Suzaku observations of outskirts of nearby clusters and groups: I. electron density and gas fraction to the virial radius
Kyoko Matsushita, Marie Kondo, Kosuke Sato, Toru Sasaki, Nobuhiro Okabe, Kotaro Fukushima
TL;DR
This study analyzes Suzaku observations of 14 nearby clusters and groups to map the intracluster medium out to the virial radius $r_{200}$, deriving robust radial profiles of emission measure, electron density, and temperature across a wide halo mass range. By meticulously modeling all background components, including the Local Hot Bubble, Milky Way Halo, a super-virial HG component, the cosmic X-ray background, and the non-X-ray background, the authors obtain reliable outskirts measurements and quantify systematic effects.
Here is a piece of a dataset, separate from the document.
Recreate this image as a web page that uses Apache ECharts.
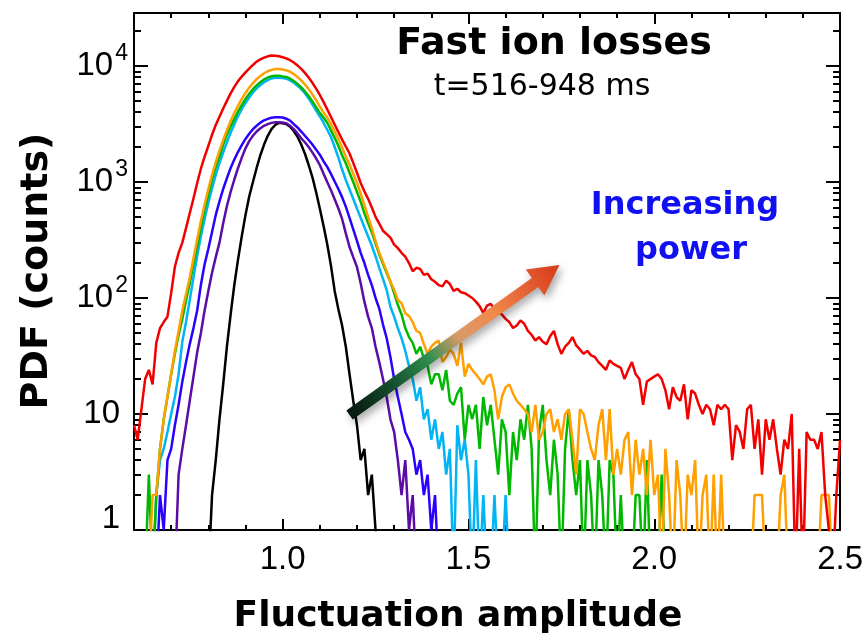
<!DOCTYPE html>
<html>
<head>
<meta charset="utf-8">
<script src="https://cdn.jsdelivr.net/npm/echarts@6/dist/echarts.min.js"></script>
<style>
  html, body { margin: 0; padding: 0; background: #fff; }
  #chart { width: 866px; height: 636px; }
</style>
</head>
<body>
<div id="chart"></div>
<script>
// Histogram bins of the fluctuation amplitude (bin width 0.01); counts per bin.
const binWidth = 0.01;

const blackStart = 0.80;
const blackCounts = [0, 2, 4, 9, 18, 38, 72, 130, 215, 340, 520, 750, 1000, 1320, 1700, 2100, 2500, 2850, 3100, 3230,
  3200, 3150, 3000, 2750, 2450, 2100, 1750, 1400, 1100, 820, 590, 420, 290, 190, 115, 80, 58, 38, 22, 13,
  8, 4, 5, 2, 3, 1, 0];

const purpleStart = 0.71;
const purpleCounts = [0, 3, 5, 8, 13, 21, 34, 50, 78, 115, 165, 225, 300, 440, 620, 820, 1050, 1320, 1620, 1950,
  2250, 2500, 2720, 2900, 3050, 3150, 3230, 3270, 3270, 3250, 3200, 3050, 2850, 2620, 2380, 2200, 2000, 1800, 1600, 1400,
  1180, 1000, 850, 710, 590, 480, 360, 275, 225, 185, 134, 93, 69, 55, 38, 28, 20, 14, 9, 7,
  4, 2, 4, 1, 2, 0];

const blueStart = 0.66;
const blueCounts = [0, 2, 1, 4, 5, 8, 12, 19, 28, 40, 55, 78, 130, 195, 265, 370, 520, 680, 870, 1080,
  1320, 1560, 1820, 2080, 2350, 2600, 2850, 3050, 3250, 3400, 3500, 3580, 3610, 3610, 3590, 3510, 3380, 3150, 2950, 2720,
  2500, 2300, 2100, 1900, 1720, 1510, 1350, 1175, 1010, 870, 740, 612, 490, 390, 310, 245, 200, 158, 129, 100,
  81, 59, 45, 31, 20, 14, 10, 7, 6, 5, 3, 4, 2, 3, 1, 2, 0];

const cyanStart = 0.65;
const cyanCounts = [0, 2, 4, 5, 7, 10, 14, 22, 42, 62, 96, 150, 230, 340, 480, 660, 880, 1150, 1450, 1800,
  2200, 2650, 3150, 3700, 4250, 4800, 5350, 5900, 6400, 6850, 7250, 7550, 7800, 7900, 7900, 7870, 7760, 7500, 7160, 6760,
  6310, 5820, 5250, 4680, 4120, 3670, 3240, 2820, 2450, 2000, 1620, 1280, 1040, 860, 716, 590, 490, 407, 339, 282,
  229, 182, 146, 117, 84, 69, 55, 45, 35, 26, 20, 13, 17, 9, 11, 6, 9, 5, 7, 3,
  5, 0, 8, 4, 6, 3, 0, 4, 0, 2, 0, 0, 2, 0, 0, 2, 0];

const greenStart = 0.63;
const greenCounts = [0, 3, 0, 2, 5, 9, 14, 22, 33, 48, 66, 95, 134, 195, 280, 410, 580, 780, 1050, 1350,
  1660, 2100, 2550, 3000, 3500, 4050, 4600, 5200, 5750, 6300, 6800, 7250, 7650, 7950, 8150, 8250, 8250, 8130, 8040, 7760,
  7410, 7000, 6530, 6030, 5500, 4950, 4420, 3940, 3590, 3240, 2790, 2400, 2040, 1700, 1450, 1200, 1000, 822, 676, 537,
  442, 367, 295, 237, 197, 164, 138, 110, 87, 72, 55, 46, 41, 33, 38, 30, 26, 18, 22, 22,
  16, 24, 13, 12, 15, 17, 6, 12, 9, 12, 5, 14, 8, 12, 6, 3, 9, 7, 2, 7,
  4, 9, 6, 12, 5, 0, 7, 12, 4, 2, 6, 3, 0, 5, 11, 4, 2, 4, 0, 4,
  2, 0, 4, 2, 0, 4, 3, 0, 2, 0, 0, 0, 2, 2, 0, 4, 0, 0, 0, 3, 0];

const orangeStart = 0.64;
const orangeCounts = [0, 2, 2, 5, 9, 14, 22, 35, 52, 78, 108, 150, 220, 320, 460, 640, 870, 1150, 1480, 1850,
  2300, 2800, 3350, 3950, 4550, 5200, 5850, 6500, 7100, 7700, 8200, 8650, 9000, 9250, 9400, 9420, 9330, 9160, 8910, 8510,
  8040, 7500, 6920, 6310, 5690, 5070, 4470, 3980, 3590, 3160, 2720, 2340, 1970, 1660, 1410, 1175, 980, 795, 630, 500,
  400, 310, 245, 204, 170, 138, 118, 96, 90, 74, 70, 62, 52, 50, 40, 33, 38, 41, 43, 28,
  31, 36, 33, 26, 41, 21, 27, 24, 22, 20, 18, 21, 22, 16, 9, 14, 17, 18, 15, 13,
  12, 11, 10, 7, 12, 6, 7, 10, 11, 7, 9, 6, 10, 11, 6, 3, 11, 10, 7, 5,
  4, 8, 11, 4, 11, 3, 5, 3, 6, 7, 2, 6, 3, 5, 2, 6, 2, 3, 0, 5,
  2, 0, 4, 2, 0, 3, 2, 4, 0, 2, 3, 0, 3, 0, 3, 0, 0, 0, 0, 0,
  0, 0, 0, 2, 2, 2, 0, 0, 0, 0, 2, 3, 0, 0, 0, 0, 0, 0, 0, 0,
  0, 2, 2, 2, 0, 0, 0];

const redStart = 0.60;
const redCounts = [8, 6, 11, 20, 24, 18, 41, 55, 62, 69, 110, 186, 245, 300, 400, 537, 720, 980, 1300, 1650,
  2050, 2550, 3100, 3650, 4300, 5000, 5800, 6600, 7400, 8100, 8800, 9500, 10200, 10900, 11400, 11800, 12100, 12300, 12250, 12100,
  11900, 11600, 11200, 10700, 10100, 9440, 8710, 7940, 7160, 6380, 5620, 4900, 4220, 3630, 3130, 2690, 2320, 2020, 1760, 1460,
  1200, 980, 830, 716, 603, 500, 437, 380, 355, 331, 288, 269, 245, 227, 200, 170, 182, 178, 158, 162,
  145, 138, 129, 126, 141, 132, 115, 120, 112, 110, 105, 100, 93, 85, 74, 86, 89, 80, 76, 72,
  66, 62, 55, 58, 64, 60, 52, 48, 43, 46, 42, 40, 47, 52, 40, 33, 38, 41, 46, 39,
  36, 33, 35, 32, 31, 28, 26, 24, 29, 27, 26, 25, 20, 24, 28, 22, 20, 12, 19, 20,
  21, 22, 20, 16, 11, 17, 14, 13, 18, 9, 16, 15, 12, 10, 12, 11, 8, 12, 11, 12,
  11, 4, 8, 7, 5, 11, 12, 5, 9, 3, 9, 6, 9, 5, 3, 6, 5, 10, 0, 5,
  0, 7, 6, 6, 5, 7, 2, 1, 0, 2, 6];

// Empty bins sit below the log axis floor and are clipped at the frame.
const zeroFloor = 0.4;

// Axis ranges and ticks.
const xRange = [0.6, 2.5];
const xMajorTicks = [1.0, 1.5, 2.0, 2.5];
const xMinorTicks = [0.7, 0.8, 0.9, 1.1, 1.2, 1.3, 1.4, 1.6, 1.7, 1.8, 1.9, 2.1, 2.2, 2.3, 2.4];
const yRange = [1, 28600];
const yMajorTicks = [1, 10, 100, 1000, 10000];
const yMinorTicks = [2, 3, 4, 5, 6, 7, 8, 9, 20, 30, 40, 50, 60, 70, 80, 90,
  200, 300, 400, 500, 600, 700, 800, 900, 2000, 3000, 4000, 5000, 6000, 7000, 8000, 9000, 20000];

// Annotation arrow, in data coordinates (amplitude, counts).
const arrowTail = [1.18, 9.8];
const arrowTip = [1.745, 192];

const seriesList = [
  { name: 'P1', color: '#000000', start: blackStart, counts: blackCounts },
  { name: 'P2', color: '#5c0ca6', start: purpleStart, counts: purpleCounts },
  { name: 'P3', color: '#2a00ff', start: blueStart, counts: blueCounts },
  { name: 'P4', color: '#00b4f5', start: cyanStart, counts: cyanCounts },
  { name: 'P5', color: '#00b800', start: greenStart, counts: greenCounts },
  { name: 'P6', color: '#ffa000', start: orangeStart, counts: orangeCounts },
  { name: 'P7', color: '#f20000', start: redStart, counts: redCounts }
];

function toPoints(start, counts) {
  return counts.map((c, i) => [+(start + i * binWidth).toFixed(2), c > 0 ? c : zeroFloor]);
}

const FRAME = '#000';
const tickFont = '"Liberation Sans", Arial, Helvetica, sans-serif';
const titleFont = '"DejaVu Sans", sans-serif';

function xAxisDef(position, ticks, len, withLine, withLabels) {
  return {
    type: 'value', min: xRange[0], max: xRange[1], position: position,
    axisLine: { show: withLine, onZero: false, lineStyle: { color: FRAME, width: 2 } },
    axisTick: { show: true, inside: true, length: len, customValues: ticks, lineStyle: { color: FRAME, width: 2 } },
    axisLabel: withLabels ? {
      show: true, customValues: ticks, margin: 13, color: '#000',
      fontFamily: tickFont, fontSize: 33,
      formatter: v => v.toFixed(1)
    } : { show: false },
    splitLine: { show: false }
  };
}

function yLabel(v) {
  const e = Math.round(Math.log10(v));
  if (e >= 2) return '{b|10}{s|' + e + '}';
  if (e === 0) return '{one|1}';
  return '{p|10}';
}

function yAxisDef(position, ticks, len, withLine, withLabels) {
  return {
    type: 'log', logBase: 10, min: yRange[0], max: yRange[1], position: position,
    axisLine: { show: withLine, onZero: false, lineStyle: { color: FRAME, width: 2 } },
    axisTick: { show: true, inside: true, length: len, customValues: ticks, lineStyle: { color: FRAME, width: 2 } },
    axisLabel: withLabels ? {
      show: true, customValues: ticks, margin: 6, color: '#000',
      fontFamily: tickFont, fontSize: 33,
      formatter: yLabel,
      rich: {
        b: { fontFamily: tickFont, fontSize: 33, lineHeight: 47, color: '#000' },
        s: { fontFamily: tickFont, fontSize: 23, lineHeight: 23, verticalAlign: 'top', padding: [0, 0, 0, 2], color: '#000' },
        p: { fontFamily: tickFont, fontSize: 33, padding: [0, 8, 0, 0], color: '#000' },
        one: { fontFamily: tickFont, fontSize: 33, padding: [0, 8, 22, 0], color: '#000' }
      }
    } : { show: false },
    splitLine: { show: false },
    minorTick: { show: false }
  };
}

const chart = echarts.init(document.getElementById('chart'), null, { renderer: 'canvas' });

chart.setOption({
  animation: false,
  backgroundColor: '#ffffff',
  grid: { left: 134, right: 23, top: 13, bottom: 106, containLabel: false },
  xAxis: [
    xAxisDef('bottom', xMajorTicks, 11, true, true),
    xAxisDef('bottom', xMinorTicks, 5, false, false),
    xAxisDef('top', xMajorTicks, 11, true, false),
    xAxisDef('top', xMinorTicks, 5, false, false)
  ],
  yAxis: [
    yAxisDef('left', yMajorTicks, 14, true, true),
    yAxisDef('left', yMinorTicks, 7, false, false),
    yAxisDef('right', yMajorTicks, 14, true, false),
    yAxisDef('right', yMinorTicks, 7, false, false)
  ],
  series: seriesList.map(s => ({
    name: s.name,
    type: 'line',
    xAxisIndex: 0,
    yAxisIndex: 0,
    data: toPoints(s.start, s.counts),
    symbol: 'none',
    showSymbol: false,
    clip: true,
    lineStyle: { color: s.color, width: 2.5 },
    itemStyle: { color: s.color },
    emphasis: { disabled: true }
  }))
});

// Gradient arrow pointing towards increasing heating power.
function arrowPolygon(tail, tip) {
  const dx = tip[0] - tail[0], dy = tip[1] - tail[1];
  const len = Math.hypot(dx, dy);
  const ux = dx / len, uy = dy / len;
  const nx = -uy, ny = ux;
  const shaftHalf = 5.5, headHalf = 16, headLen = 30;
  const bx = tip[0] - ux * headLen, by = tip[1] - uy * headLen;
  return [
    [tail[0] + nx * shaftHalf, tail[1] + ny * shaftHalf],
    [bx + nx * shaftHalf, by + ny * shaftHalf],
    [bx + nx * headHalf, by + ny * headHalf],
    [tip[0], tip[1]],
    [bx - nx * headHalf, by - ny * headHalf],
    [bx - nx * shaftHalf, by - ny * shaftHalf],
    [tail[0] - nx * shaftHalf, tail[1] - ny * shaftHalf]
  ];
}

const tailPx = chart.convertToPixel({ xAxisIndex: 0, yAxisIndex: 0 }, arrowTail);
const tipPx = chart.convertToPixel({ xAxisIndex: 0, yAxisIndex: 0 }, arrowTip);

function label(text, x, y, font, fill, rotation) {
  return {
    type: 'text', x: x, y: y, rotation: rotation || 0, z: 100,
    style: {
      text: text, font: font, fill: fill,
      align: 'center', verticalAlign: 'middle',
      textAlign: 'center', textVerticalAlign: 'middle'
    }
  };
}

chart.setOption({
  graphic: [
    {
      type: 'polygon', z: 90,
      shape: { points: arrowPolygon(tailPx, tipPx) },
      style: {
        fill: {
          type: 'linear', global: true,
          x: tailPx[0], y: tailPx[1], x2: tipPx[0], y2: tipPx[1],
          colorStops: [
            { offset: 0, color: '#07170e' },
            { offset: 0.2, color: '#154d2c' },
            { offset: 0.38, color: '#2f8f4f' },
            { offset: 0.52, color: '#d99a68' },
            { offset: 0.68, color: '#f08a4c' },
            { offset: 1, color: '#d8381a' }
          ]
        },
        shadowBlur: 8, shadowColor: 'rgba(0,0,0,0.35)', shadowOffsetX: 3, shadowOffsetY: 4
      }
    },
    label('Fast ion losses', 554, 44, 'bold 38px ' + titleFont, '#000'),
    label('t=516-948 ms', 542, 87, '30px ' + titleFont, '#000'),
    label('Increasing', 685, 206, 'bold 32px ' + titleFont, '#1010f0'),
    label('power', 691, 251, 'bold 32px ' + titleFont, '#1010f0'),
    label('Fluctuation amplitude', 458, 617, 'bold 36px ' + titleFont, '#000'),
    label('PDF (counts)', 37, 271, 'bold 38px ' + titleFont, '#000', Math.PI / 2)
  ]
});
</script>
</body>
</html>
They find that relaxed clusters exhibit self-similar emission-measure and density profiles with $n_e\propto R^{-2}$ beyond $\sim0.4\,r_{500}$, while gas fractions increase with radius and mass, approaching the cosmic mean near $r_{200}$ for massive systems but remaining sub-cosmic for low-mass halos. The results support a picture in which non-gravitational feedback, especially AGN activity, regulates baryon retention and shapes the baryon content of halos from groups to clusters, with important implications for cosmology and structure formation. The work emphasizes the critical role of careful background modeling in X-ray analyses of cluster outskirts and provides empirical constraints on pressure profiles, hydrostatic masses, and baryon partitioning across a broad mass spectrum.
Abstract
We present an analysis of Suzaku observations of 14 nearby galaxy clusters and groups (z < 0.06), extending radial coverage out to the virial radius (approximately r200). The sample spans a wide mass range, from M500 about 2x10^13 to 7x10^14 solar masses, and includes well-studied systems such as Coma, Perseus, and Virgo. We carefully modeled all background components, including the soft X-ray foregrounds (the Local Hot Bubble, Milky Way Halo, and super-virial temperature components), the cosmic X-ray background, and the non-X-ray background, and assessed their effects on the derived properties of the intracluster medium (ICM). We constructed radial profiles of emission measure, electron density, and temperature. Temperatures decrease smoothly with radius, typically dropping to about one-third to half of their peak values near r200. For relaxed clusters, the emission measure profiles outside the core regions are well described by a beta model with beta around 0.6-0.7, while groups show slightly flatter slopes of beta around 0.4-0.65. Beyond r2500, electron density profiles follow a power-law decline with a slope close to 2. At r500 and r200, the electron density and the gas mass fraction show a tight correlation with the system mass, except for three clusters with bright subclusters. In massive clusters, the gas fraction increases with radius and approaches the cosmic baryon fraction near r200. In contrast, lower-mass systems exhibit gas fractions of around 0.1 at r200. The observed mass dependence of gas fractions suggests that feedback and related processes play an increasingly important role toward the group scale, shaping the connection between baryons and dark matter halos.